What we can change on this dashboard:
-
Geo events: I'm seeing a total between 10k and 20k, but that does not represent in the sub-types of events. We should add all types and make sure they add up to the total. This might require a code change if we realize we not reporting all sub-types -
Repo verification: we have 154 verified repos and wikis. This does not match the number of "checksummed" repos the Geo admin panel is saying (3M+) -
We probably can delete all other graphs. They are irrelevant and also not showing anything at the moment
Geo Secondary status
Grafana:This is mostly monitoring the secondary side of Geo operations.
-
The graphs per type are looking mostly good. For uploads there are 48 failures, matching what the Geo admin panel says -
We might be missing graphs for design repos -
Also graphs for container registry is missing? -
DB replication lag is showing NaN. We should double check -
We're using deprecated single stat graphs. We should migrate them: Gauge visualizations within the Singlestat panel are deprecated. Please migrate this panel to use the Gauge panel.
NOTE: Sparklines are not supported in the gauge panel -
There are some Sidekiq graphs which I don't think are relevant and we might want to delete.
Alerts
As far as I know we don't have alerts set up for Geo on staging. Maybe it will be useful to have a least a few alerts:
-
When database replication lag is getting really high (this one might already exist, we should ask SREs) -
When failures are getting too high
I don't have any experience with Alert Manager. So I'm not sure what's needed to get this done.
Sentry
-
We need to make sure code exceptions are reported to Sentry. Also those happening on the secondary.

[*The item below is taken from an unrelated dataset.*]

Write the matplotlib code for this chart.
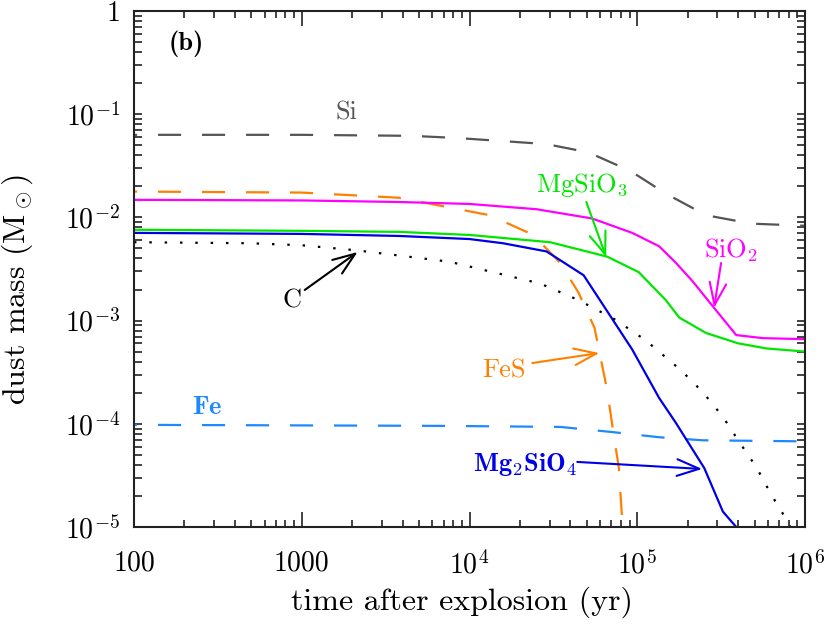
import matplotlib
matplotlib.use("Agg")
import matplotlib.pyplot as plt
from matplotlib.ticker import FixedLocator, FixedFormatter, LogLocator, NullFormatter

plt.rcParams['font.family'] = ['cmr10', 'DejaVu Serif']
plt.rcParams['mathtext.fontset'] = 'cm'
plt.rcParams['axes.unicode_minus'] = False

# ---- data (time in yr, dust mass in Msun) ----
t_si = [100, 1000, 4500, 8300, 15500, 28800, 51000, 91000, 148000, 257000, 479000, 1e6]
m_si = [0.0631, 0.0631, 0.0617, 0.0589, 0.0550, 0.0513, 0.0427, 0.0282, 0.0170, 0.0105, 0.0087, 0.0083]

t_sio2 = [100, 1000, 3800, 10000, 25100, 53700, 93300, 135000, 170000, 214000, 288000, 389000, 562000, 1e6]
m_sio2 = [0.0148, 0.0146, 0.0141, 0.0135, 0.0120, 0.00977, 0.00708, 0.00525, 0.00363, 0.00240, 0.00132,
          0.000724, 0.000676, 0.000661]

t_mgsio3 = [100, 1000, 3800, 10000, 30200, 66100, 102000, 148000, 178000, 257000, 398000, 589000, 1e6]
m_mgsio3 = [0.00759, 0.00741, 0.00724, 0.00676, 0.00575, 0.00417, 0.00295, 0.00158, 0.00107, 0.000759,
            0.000603, 0.000537, 0.000501]

t_mg2sio4 = [100, 1000, 3800, 10000, 15800, 28800, 47900, 67600, 93300, 135000, 170000, 251000, 324000, 389000, 447000]
m_mg2sio4 = [0.00708, 0.00692, 0.00661, 0.00617, 0.00562, 0.00468, 0.00275, 0.00117, 0.000525, 0.000178,
             0.000102, 3.72e-5, 1.41e-5, 1.0e-5, 7.6e-6]

t_c = [100, 490, 1000, 2140, 7590, 26300, 44700, 74100, 112000, 182000, 245000, 324000, 407000, 513000,
       631000, 708000, 776000, 851000]
m_c = [0.00575, 0.00562, 0.00537, 0.00479, 0.00372, 0.00229, 0.00158, 0.00102, 0.000646, 0.000331,
       0.000204, 0.000117, 6.61e-5, 3.80e-5, 2.04e-5, 1.51e-5, 1.17e-5, 8.9e-6]

t_fes = [100, 1000, 3800, 13200, 24000, 34700, 44700, 55600, 60300, 66100, 72400, 77600, 81300, 84100]
m_fes = [0.0178, 0.0174, 0.0155, 0.0105, 0.00676, 0.00363, 0.00186, 0.000851, 0.000447, 0.000214,
         7.76e-5, 3.80e-5, 1.17e-5, 6.3e-6]

t_fe = [100, 6610, 34700, 70800, 135000, 245000, 1e6]
m_fe = [9.77e-5, 9.55e-5, 9.33e-5, 8.32e-5, 7.41e-5, 6.92e-5, 6.76e-5]

x_ticks = [100, 1000, 1e4, 1e5, 1e6]
x_labels = ['100', '1000', r'$10^4$', r'$10^5$', r'$10^6$']
y_ticks = [1e-5, 1e-4, 1e-3, 1e-2, 1e-1, 1]
y_labels = [r'$10^{-5}$', r'$10^{-4}$', r'$10^{-3}$', r'$10^{-2}$', r'$10^{-1}$', '1']

# ---- figure ----
fig = plt.figure(figsize=(8.30, 6.34), dpi=100)
ax = fig.add_axes([134/830, 1-527/634, (805-134)/830, (527-11)/634])
ax.set_xscale('log')
ax.set_yscale('log')
ax.set_xlim(100, 1e6)
ax.set_ylim(1e-5, 1)

lw = 1.6
dash_off = (9.0, (10.4, 9.4))
ax.plot(t_si, m_si, color='#555555', lw=lw, linestyle=dash_off)
ax.plot(t_fes, m_fes, color='#ff8000', lw=lw, linestyle=dash_off)
ax.plot(t_fe, m_fe, color='#1e88ff', lw=lw, linestyle=dash_off)
ax.plot(t_sio2, m_sio2, color='#ff00ff', lw=lw)
ax.plot(t_mgsio3, m_mgsio3, color='#00e600', lw=lw)
ax.plot(t_mg2sio4, m_mg2sio4, color='#0000e6', lw=lw)
ax.plot(t_c, m_c, color='black', lw=lw, linestyle=(0, (1.1, 5.8)))

# ticks
ax.xaxis.set_major_locator(FixedLocator(x_ticks))
ax.xaxis.set_major_formatter(FixedFormatter(x_labels))
ax.yaxis.set_major_locator(FixedLocator(y_ticks))
ax.yaxis.set_major_formatter(FixedFormatter(y_labels))
ax.xaxis.set_minor_locator(LogLocator(base=10, subs=range(2, 10), numticks=20))
ax.yaxis.set_minor_locator(LogLocator(base=10, subs=range(2, 10), numticks=20))
ax.xaxis.set_minor_formatter(NullFormatter())
ax.yaxis.set_minor_formatter(NullFormatter())
ax.tick_params(axis='both', which='both', direction='in', top=True, right=True,
               width=1.2, color='#222222', labelsize=20)
ax.tick_params(axis='x', which='major', length=11, pad=17)
ax.tick_params(axis='x', which='minor', length=5)
ax.tick_params(axis='y', which='major', length=6, pad=10)
ax.tick_params(axis='y', which='minor', length=6)
for s in ax.spines.values():
    s.set_linewidth(1.5)
    s.set_color('#222222')

ax.set_xlabel('time after explosion (yr)', fontsize=23)
ax.set_ylabel(r'dust mass (M$_\odot$)', fontsize=23)
ax.xaxis.set_label_coords(0.489, -0.115)
ax.yaxis.set_label_coords(-0.148, 0.46)

# labels
fs = 19
ax.text(204, 0.479, '(b)', fontsize=fs, fontfamily='cmb10', ha='center', va='center')
ax.text(1854, 0.103, 'Si', fontsize=fs, color='#555555', ha='center', va='center')
ax.text(46400, 0.0206, r'MgSiO$_3$', fontsize=fs, color='#00e600', ha='center', va='center')
ax.text(363000, 0.00483, r'SiO$_2$', fontsize=fs, color='#ff00ff', ha='center', va='center')
ax.text(871, 0.00155, 'C', fontsize=fs, color='black', ha='center', va='center')
ax.text(16100, 3.3e-4, 'FeS', fontsize=fs, color='#ff8000', ha='center', va='center')
ax.text(272, 1.46e-4, r'$\mathbf{Fe}$', fontsize=fs, color='#1e88ff', ha='center', va='center')
ax.text(21500, 4.0e-5, r'$\mathbf{Mg_2SiO_4}$', fontsize=fs, color='#0000e6', ha='center', va='center')

arrow_kw = dict(arrowstyle='->,head_length=0.8,head_width=0.3', lw=1.5, shrinkA=0, shrinkB=0,
                mutation_scale=20)
ax.annotate('', xy=(65300, 0.00413), xytext=(49700, 0.0141), arrowprops=dict(color='#00e600', **arrow_kw))
ax.annotate('', xy=(287000, 0.001325), xytext=(316000, 0.00361), arrowprops=dict(color='#ff00ff', **arrow_kw))
ax.annotate('', xy=(2153, 0.00462), xytext=(1042, 0.00198), arrowprops=dict(color='black', **arrow_kw))
ax.annotate('', xy=(59400, 4.85e-4), xytext=(23700, 3.88e-4), arrowprops=dict(color='#ff8000', **arrow_kw))
ax.annotate('', xy=(243800, 3.65e-5), xytext=(43900, 4.27e-5), arrowprops=dict(color='#0000e6', **arrow_kw))

fig.savefig('out.png', dpi=100)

Looking at https://sentry.gitlab.net/gitlab/staginggitlabcom I don't see any errors from the secondary (did a search on secondary
, didn't return anything). I guess the secondary is not set up to report errors.
Logs
-
Ideally we should be able to access the geo.log
through https://nonprod-log.gitlab.net/
I don't remember how we had this configured during the GCP migration. I think geo.log
was aggregated into pubsub-rails-inf-gstg
at the time, but I think it would be better to have a separate pubsub for that.